May was another good month for my account as stocks climbed and bond yields rose. My biggest opportunity for gains is in TLT still. With 500 shares short and additional naked calls in play, I have more upside potential from TLT’s decline than from another other position. I’m gaining on my equity naked puts too, but not as much and with a much lower cap on potential gains. My account performance remains much better than all indexes outside of the NASDAQ for the year-to-date and for the past 12 months.
My account ended May with a Net Asset Value (NAV) of $99,621.81 according to Interactive Brokers (IB) after ending April with a balance of $95,384.17. I had a paper gain of $4,237.64 (+4.44%) on paper for May (in between the Dow’s 4.26% gain and the S&P’s 4.53% gain). I had $754.51 in realized gains in May from my one IWM May naked put minus the $108.10 dividend I had to pay on my short TLT shares and the $6.77 in short interest I had to pay. IB charged my account $0.54 in monthly minimum trade fees. That goes away when I get my account over $100,000 again. I’ll pay again in June because I was a few hundred dollars short of the magic number on the last day of the month.
Quicken reported that I have an account value of $99,638.58, which is one cent less than what IB shows after I subtract the $16.78 in interest accruals that IB debits in advance of the actual short interest payment. I’ll give it another month again to fix the rounding error to see if it rounds back the other way and fixes itself soon. One penny corrected since last month, so maybe I’ll be even after June.
I’m only 42.31% invested in this account as of the end of May, 1.84 percentage points more than the end of April. I have $57,467.386 left in uninvested cash and three options set to expire in June. This total might be off some since I was more than $14 in the hole per share on my 500 short shares of TLT. I plan to replace the two option legs of my TLT position before they expire. I’ll probably do the same for my MSFT naked put too. I’m debating if I should sell a covered call on my QQQ shares before long also.

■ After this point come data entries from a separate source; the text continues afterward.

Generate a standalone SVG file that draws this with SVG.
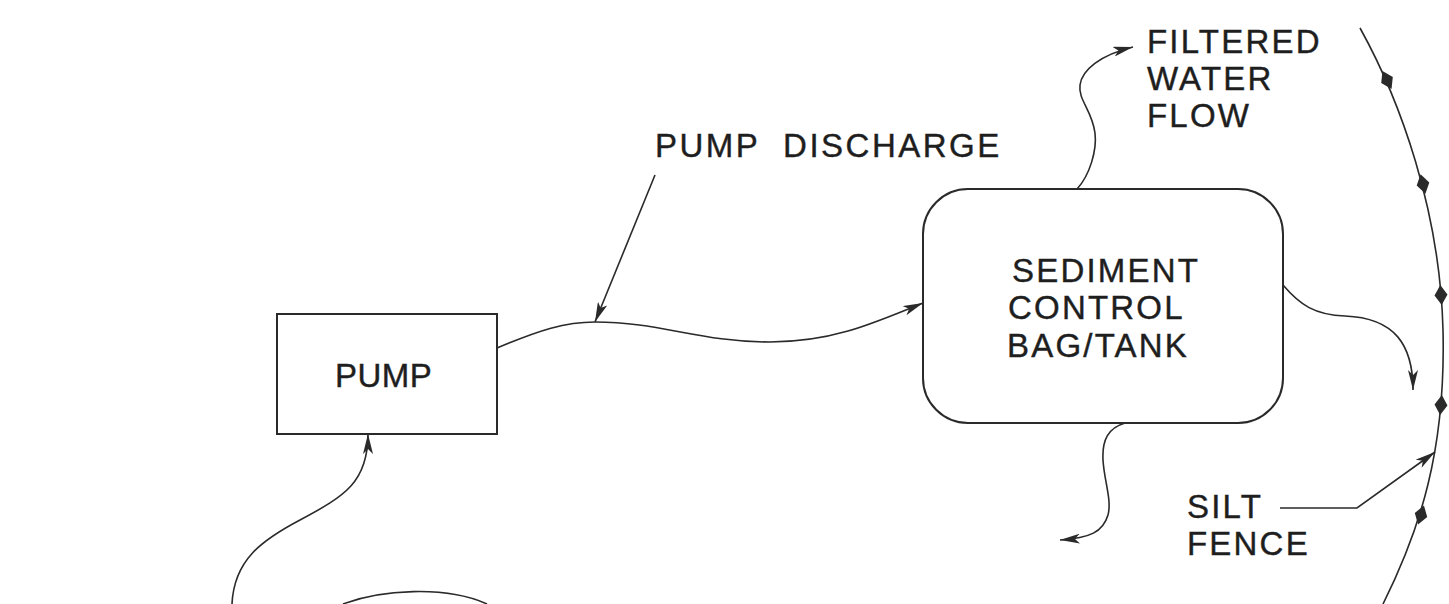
<svg xmlns="http://www.w3.org/2000/svg" width="1449" height="604" viewBox="0 0 1449 604">
<style>
.ln{fill:none;stroke:#2a2a2a;stroke-width:1.6}
.box{fill:#fff;stroke:#2a2a2a;stroke-width:2}
.t{font-family:"Liberation Sans",Arial,sans-serif;font-size:33px;fill:#1e1e1e;stroke:#1e1e1e;stroke-width:0.4;letter-spacing:2.2px}
.dm{fill:#2a2a2a}
</style>
<defs>
<marker id="ah" viewBox="0 0 20 10" refX="20" refY="5" markerWidth="20" markerHeight="10" markerUnits="userSpaceOnUse" orient="auto">
<path d="M0,0 L20,5 L0,10 L5,5 Z" fill="#2a2a2a"/>
</marker>
</defs>
<rect width="1449" height="604" fill="#fff"/>
<g id="connectors">
<path class="ln" d="M497,348 C540,330 565,322 595,322 C660,322 700,342 770,342 C830,342 870,325 923,303" marker-end="url(#ah)"/>
<path class="ln" d="M655,175 L595,322" marker-end="url(#ah)"/>
<path class="ln" d="M232,604 C234,560 262,540 300,520 C345,496 368,482 368,434" marker-end="url(#ah)"/>
<path class="ln" d="M343,604 C380,590 445,585 487,604"/>
<path class="ln" d="M1077,189 C1090,175 1097,150 1095,133 C1092,110 1078,100 1080,85 C1082,70 1100,55 1133,47" marker-end="url(#ah)"/>
<path class="ln" d="M1283,285 C1300,305 1315,315 1345,316 C1395,318 1413,345 1413,390" marker-end="url(#ah)"/>
<path class="ln" d="M1125,423 C1108,428 1102,440 1103,460 C1104,480 1112,500 1108,515 C1103,532 1090,538 1060,540" marker-end="url(#ah)"/>
<path class="ln" d="M1280,508 L1357,508 L1435,452" marker-end="url(#ah)"/>
</g>
<g id="silt-fence">
<path class="ln" d="M1360,28 C1400,100 1440,210 1443,330 C1446,450 1420,530 1383,604"/>
<polygon class="dm" points="0,-10 6.5,0 0,10 -6.5,0" transform="translate(1387,80) rotate(-27)"/>
<polygon class="dm" points="0,-10 6.5,0 0,10 -6.5,0" transform="translate(1423,184) rotate(-14)"/>
<polygon class="dm" points="0,-10 6.5,0 0,10 -6.5,0" transform="translate(1441,295) rotate(-4)"/>
<polygon class="dm" points="0,-10 6.5,0 0,10 -6.5,0" transform="translate(1441,405) rotate(5)"/>
<polygon class="dm" points="0,-10 6.5,0 0,10 -6.5,0" transform="translate(1421,515) rotate(17)"/>
</g>
<g id="pump">
<rect class="box" x="277" y="314" width="220" height="120"/>
<text class="t" x="335" y="387" style="letter-spacing:0.5px">PUMP</text>
</g>
<g id="sediment">
<rect class="box" x="923" y="189" width="360" height="234" rx="45" ry="45"/>
<text class="t" x="1012" y="282">SEDIMENT</text>
<text class="t" x="1008" y="319">CONTROL</text>
<text class="t" x="1007" y="357">BAG/TANK</text>
</g>
<g id="labels">
<text class="t" x="655" y="157" xml:space="preserve" style="letter-spacing:2.5px">PUMP  DISCHARGE</text>
<text class="t" x="1147" y="53">FILTERED</text>
<text class="t" x="1147" y="90">WATER</text>
<text class="t" x="1147" y="127">FLOW</text>
<text class="t" x="1187" y="518">SILT</text>
<text class="t" x="1187" y="555">FENCE</text>
</g>
</svg>
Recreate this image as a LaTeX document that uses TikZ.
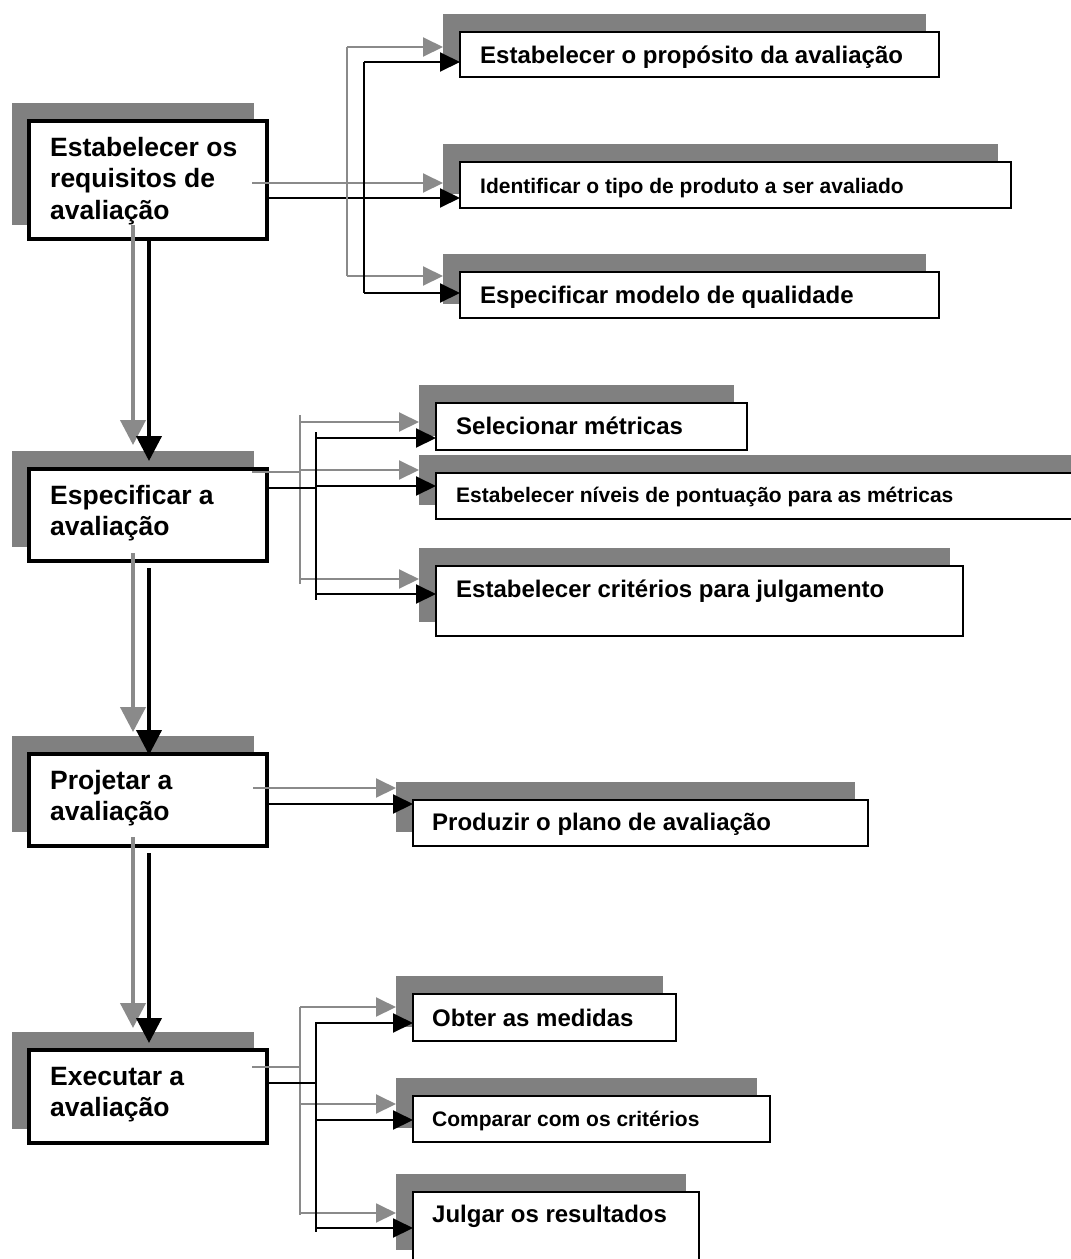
\documentclass[tikz,border=0pt]{standalone}
\usepackage{fontspec}
\setmainfont{Liberation Sans}
\usetikzlibrary{arrows.meta,calc}
\definecolor{shadowgray}{HTML}{808080}
\definecolor{linegray}{HTML}{8A8A8A}

% box with its offset grey shadow: name, style, x, y (top left), width, height
\newcommand\mkbox[6]{%
  \node[shadowbox, minimum width=#5pt+4pt, minimum height=#6pt+4pt] (s-#1) at (#3-17,#4-18) {};
  \node[#2, minimum width=#5pt, minimum height=#6pt] (#1) at (#3,#4) {};}

\begin{document}
\begin{tikzpicture}[x=1pt,y=-1pt,
  shadowbox/.style={fill=shadowgray, inner sep=0, outer sep=0, anchor=north west},
  mainbox/.style={draw, line width=4pt, fill=white, inner sep=0, outer sep=0, anchor=north west},
  subbox/.style={draw, line width=2pt, fill=white, inner sep=0, outer sep=0, anchor=north west},
  maintext/.style={inner sep=0, anchor=base west, font=\bfseries\fontsize{26.5}{31.5}\selectfont},
  subtext/.style={inner sep=0, anchor=base west, font=\bfseries\fontsize{24}{28}\selectfont},
  smalltext/.style={inner sep=0, anchor=base west, font=\bfseries\fontsize{21}{25}\selectfont},
  greyline/.style={draw=linegray, line width=2pt},
  blackline/.style={draw=black, line width=2pt},
  greyarrow/.style={greyline, -{Triangle[length=20pt,width=19pt]}},
  blackarrow/.style={blackline, -{Triangle[length=20pt,width=19pt]}},
  greydown/.style={draw=linegray, line width=4pt, -{Triangle[length=25pt,width=25pt]}},
  blackdown/.style={draw=black, line width=4pt, -{Triangle[length=25pt,width=25pt]}},
]
\fill[white] (0,0) rectangle (1071,1259);
\useasboundingbox (0,0) rectangle (1071,1259);

% main steps
\mkbox{r1}{mainbox}{29}{121}{238}{118}
\mkbox{r2}{mainbox}{29}{469}{238}{92}
\mkbox{r3}{mainbox}{29}{754}{238}{92}
\mkbox{r4}{mainbox}{29}{1050}{238}{93}

% sub-activities
\mkbox{c1}{subbox}{460}{32}{479}{45}
\mkbox{c2}{subbox}{460}{162}{551}{46}
\mkbox{c3}{subbox}{460}{272}{479}{46}
\mkbox{m1}{subbox}{436}{403}{311}{47}
\mkbox{m2}{subbox}{436}{473}{650}{46}
\mkbox{m3}{subbox}{436}{566}{527}{70}
\mkbox{p1}{subbox}{413}{800}{455}{46}
\mkbox{e1}{subbox}{413}{994}{263}{47}
\mkbox{e2}{subbox}{413}{1096}{357}{46}
\mkbox{e3}{subbox}{413}{1192}{286}{72}

% labels
\node[maintext] (t-r1) at ($(r1.north west)+(21,35)$) {\parbox[t]{220pt}{Estabelecer os\\requisitos de\\avaliação}};
\node[maintext] (t-r2) at ($(r2.north west)+(21,35)$) {\parbox[t]{220pt}{Especificar a\\avaliação}};
\node[maintext] (t-r3) at ($(r3.north west)+(21,35)$) {\parbox[t]{220pt}{Projetar a\\avaliação}};
\node[maintext] (t-r4) at ($(r4.north west)+(21,35)$) {\parbox[t]{220pt}{Executar a\\avaliação}};

\node[subtext]   (t-c1) at ($(c1.north west)+(20,31)$) {Estabelecer o propósito da avaliação};
\node[smalltext] (t-c2) at ($(c2.north west)+(20,31)$) {Identificar o tipo de produto a ser avaliado};
\node[subtext]   (t-c3) at ($(c3.north west)+(20,31)$) {Especificar modelo de qualidade};
\node[subtext]   (t-m1) at ($(m1.north west)+(20,31)$) {Selecionar métricas};
\node[smalltext] (t-m2) at ($(m2.north west)+(20,29)$) {Estabelecer níveis de pontuação para as métricas};
\node[subtext]   (t-m3) at ($(m3.north west)+(20,31)$) {Estabelecer critérios para julgamento};
\node[subtext]   (t-p1) at ($(p1.north west)+(19,30)$) {Produzir o plano de avaliação};
\node[subtext]   (t-e1) at ($(e1.north west)+(19,32)$) {Obter as medidas};
\node[smalltext] (t-e2) at ($(e2.north west)+(19,30)$) {Comparar com os critérios};
\node[subtext]   (t-e3) at ($(e3.north west)+(19,30)$) {Julgar os resultados};

% flow between main steps
\coordinate (v1g) at (133,225);  \coordinate (v1gt) at (133,445);
\coordinate (v1bt) at (149,461);
\draw[greydown] (v1g) -- (v1gt);
\draw[blackdown] (r1.south -| 149,0) -- (v1bt);
\coordinate (v2g) at (133,553);  \coordinate (v2gt) at (133,732);
\coordinate (v2b) at (149,568);  \coordinate (v2bt) at (149,755);
\draw[greydown] (v2g) -- (v2gt);
\draw[blackdown] (v2b) -- (v2bt);
\coordinate (v3g) at (133,837);  \coordinate (v3gt) at (133,1028);
\coordinate (v3b) at (149,853);  \coordinate (v3bt) at (149,1043);
\draw[greydown] (v3g) -- (v3gt);
\draw[blackdown] (v3b) -- (v3bt);

% first step to its sub-activities
\coordinate (g1) at (252,183);
\draw[greyarrow] (g1) -- (s-c2.west |- g1);
\draw[blackarrow] (r1.east |- 0,198) -- (c2.west |- 0,198);
\coordinate (g1t) at (347,47);  \coordinate (g1b) at (347,276);
\draw[greyline] (g1t) -- (g1b);
\draw[greyarrow] (g1t) -- (s-c1.west |- g1t);
\draw[greyarrow] (g1b) -- (s-c3.west |- g1b);
\coordinate (b1t) at (364,62);  \coordinate (b1b) at (364,293);
\draw[blackline] (b1t) -- (b1b);
\draw[blackarrow] (b1t) -- (c1.west |- b1t);
\draw[blackarrow] (b1b) -- (c3.west |- b1b);

% second step
\coordinate (g2) at (252,472);  \coordinate (g2j) at (300,472);
\draw[greyline] (g2) -- (g2j);
\coordinate (g2t) at (300,415);  \coordinate (g2b) at (300,584);
\draw[greyline] (g2t) -- (g2b);
\draw[greyarrow] (300,422) -- (s-m1.west |- 0,422);
\draw[greyarrow] (300,470) -- (s-m2.west |- 0,470);
\draw[greyarrow] (300,579) -- (s-m3.west |- 0,579);
\coordinate (b2j) at (316,488);
\draw[blackline] (r2.east |- b2j) -- (b2j);
\coordinate (b2t) at (316,432);  \coordinate (b2b) at (316,600);
\draw[blackline] (b2t) -- (b2b);
\draw[blackarrow] (316,438) -- (m1.west |- 0,438);
\draw[blackarrow] (316,486) -- (m2.west |- 0,486);
\draw[blackarrow] (316,594) -- (m3.west |- 0,594);

% third step
\coordinate (g3) at (253,788);
\draw[greyarrow] (g3) -- (s-p1.west |- g3);
\draw[blackarrow] (r3.east |- 0,804) -- (p1.west |- 0,804);

% fourth step
\coordinate (g4) at (252,1067);  \coordinate (g4j) at (300,1067);
\draw[greyline] (g4) -- (g4j);
\coordinate (g4t) at (300,1007);  \coordinate (g4b) at (300,1215);
\draw[greyline] (g4t) -- (g4b);
\draw[greyarrow] (g4t) -- (s-e1.west |- g4t);
\draw[greyarrow] (300,1104) -- (s-e2.west |- 0,1104);
\draw[greyarrow] (300,1213) -- (s-e3.west |- 0,1213);
\coordinate (b4j) at (316,1083);
\draw[blackline] (r4.east |- b4j) -- (b4j);
\coordinate (b4t) at (316,1022);  \coordinate (b4b) at (316,1232);
\draw[blackline] (b4t) -- (b4b);
\draw[blackarrow] (316,1023) -- (e1.west |- 0,1023);
\draw[blackarrow] (316,1120) -- (e2.west |- 0,1120);
\draw[blackarrow] (316,1228) -- (e3.west |- 0,1228);
\end{tikzpicture}
\end{document}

This is my asset allocation in my IB account as of the end of May 2020:
- Large-cap ETF: 23.44% (including QQQ)
- Mid-Cap ETFs: 0%
- Small-Cap ETF: 11.04%
- International: 0%
- Individual Stocks & Other Sector ETFs: 15.56% (only MSFT for now)
- Bonds: -82.11% (not including my 5 TLT June covered puts and naked calls)
Here’s how I compare to the major indexes:
- Dow Jones: YTD change -11.06%, 12-month change +2.29%
- S&P 500: YTD change -5.77%, 12-month change +10.62%
- NASDAQ Composite: YTD change +5.77%, 12-month change +27.33%
- Small-caps: YTD change -16.74%, 12-month change -5.82%
- Mid-caps: YTD change -10.54%, 12-month change +1.97%
My return according to Quicken through May 31, 2020:
- YTD Return: -0.38% (not annualized)
- 1 Year Return: +14.29%
The VIX ended the month at 27.51 and the VXN ended at 27.96. The VIX finished May 6.64 points lower than the end of April. The VXN finished 7.32 points lower. The VIX peaked on May 1, when it hit an intraday high of 39.57. The VXN peaked the same day, at 39.46. The current levels are above historic averages and maybe for a good reason with a lot of uncertainty left to play out this summer and fall.